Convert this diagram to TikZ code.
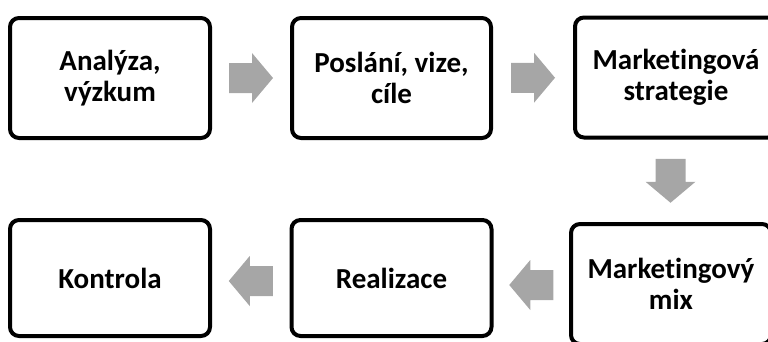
\documentclass[tikz,border=0pt]{standalone}
\usepackage{fontspec}
\setmainfont{Carlito}[Ligatures=NoCommon]
\usetikzlibrary{calc}
\definecolor{arrgray}{HTML}{A6A6A6}
\tikzset{
  stepbox/.style={draw=black, line width=4pt, rounded corners=9pt, fill=white,
    minimum width=200pt, minimum height=120pt, align=center, inner sep=0pt,
    font=\fontsize{29}{31}\selectfont\bfseries},
  blockarrow/.pic={\fill[arrgray] (-22pt,-15pt) -- (1pt,-15pt) -- (1pt,-25pt) -- (22pt,0pt) -- (1pt,25pt) -- (1pt,15pt) -- (-22pt,15pt) -- cycle;}
}
\begin{document}
\begin{tikzpicture}[x=1pt,y=-1pt]
\useasboundingbox (0,0) rectangle (768,341);
\clip (0,0) rectangle (768,341);
\node[stepbox] (a) at (110,78) {Analýza,\\výzkum};
\node[stepbox, minimum width=199pt] (b) at (391.5,78) {Poslání, vize,\\cíle};
\node[stepbox, minimum width=202pt] (c) at (676,77.5) {Marketingová\\strategie};
\node[stepbox, minimum height=120pt] (d) at (671,284) {Marketingový\\mix};
\node[stepbox, minimum height=116pt] (e) at (391.5,278) {Realizace};
\node[stepbox, minimum height=116pt] (f) at (110,278) {Kontrola};
\pic at ($(a.east)!0.5!(b.west)$) {blockarrow};
\pic at ($(b.east)!0.5!(c.west)$) {blockarrow};
\pic[rotate=-90] at ($(c.south)!0.5!(d.north)+(-3,0)$) {blockarrow};
\pic[rotate=180] at ($(e.east)!0.5!(d.west)+(0,4)$) {blockarrow};
\pic[rotate=180] at ($(f.east)!0.5!(e.west)+(0,3)$) {blockarrow};
\end{tikzpicture}
\end{document}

______________________________

Quote the material in full and exactly; do not carry over its pictures.

Convert this diagram to TikZ code.
\documentclass[tikz,border=0pt]{standalone}
\usepackage{fontspec}
\setmainfont{Carlito}[Ligatures=NoCommon]
\usetikzlibrary{calc}
\definecolor{arrgray}{HTML}{A6A6A6}
\tikzset{
  stepbox/.style={draw=black, line width=4pt, rounded corners=9pt, fill=white,
    minimum width=200pt, minimum height=120pt, align=center, inner sep=0pt,
    font=\fontsize{29}{31}\selectfont\bfseries},
  blockarrow/.pic={\fill[arrgray] (-22pt,-15pt) -- (1pt,-15pt) -- (1pt,-25pt) -- (22pt,0pt) -- (1pt,25pt) -- (1pt,15pt) -- (-22pt,15pt) -- cycle;}
}
\begin{document}
\begin{tikzpicture}[x=1pt,y=-1pt]
\useasboundingbox (0,0) rectangle (768,341);
\clip (0,0) rectangle (768,341);
\node[stepbox] (a) at (110,78) {Analýza,\\výzkum};
\node[stepbox, minimum width=199pt] (b) at (391.5,78) {Poslání, vize,\\cíle};
\node[stepbox, minimum width=202pt] (c) at (676,77.5) {Marketingová\\strategie};
\node[stepbox, minimum height=120pt] (d) at (671,284) {Marketingový\\mix};
\node[stepbox, minimum height=116pt] (e) at (391.5,278) {Realizace};
\node[stepbox, minimum height=116pt] (f) at (110,278) {Kontrola};
\pic at ($(a.east)!0.5!(b.west)$) {blockarrow};
\pic at ($(b.east)!0.5!(c.west)$) {blockarrow};
\pic[rotate=-90] at ($(c.south)!0.5!(d.north)+(-3,0)$) {blockarrow};
\pic[rotate=180] at ($(e.east)!0.5!(d.west)+(0,4)$) {blockarrow};
\pic[rotate=180] at ($(f.east)!0.5!(e.west)+(0,3)$) {blockarrow};
\end{tikzpicture}
\end{document}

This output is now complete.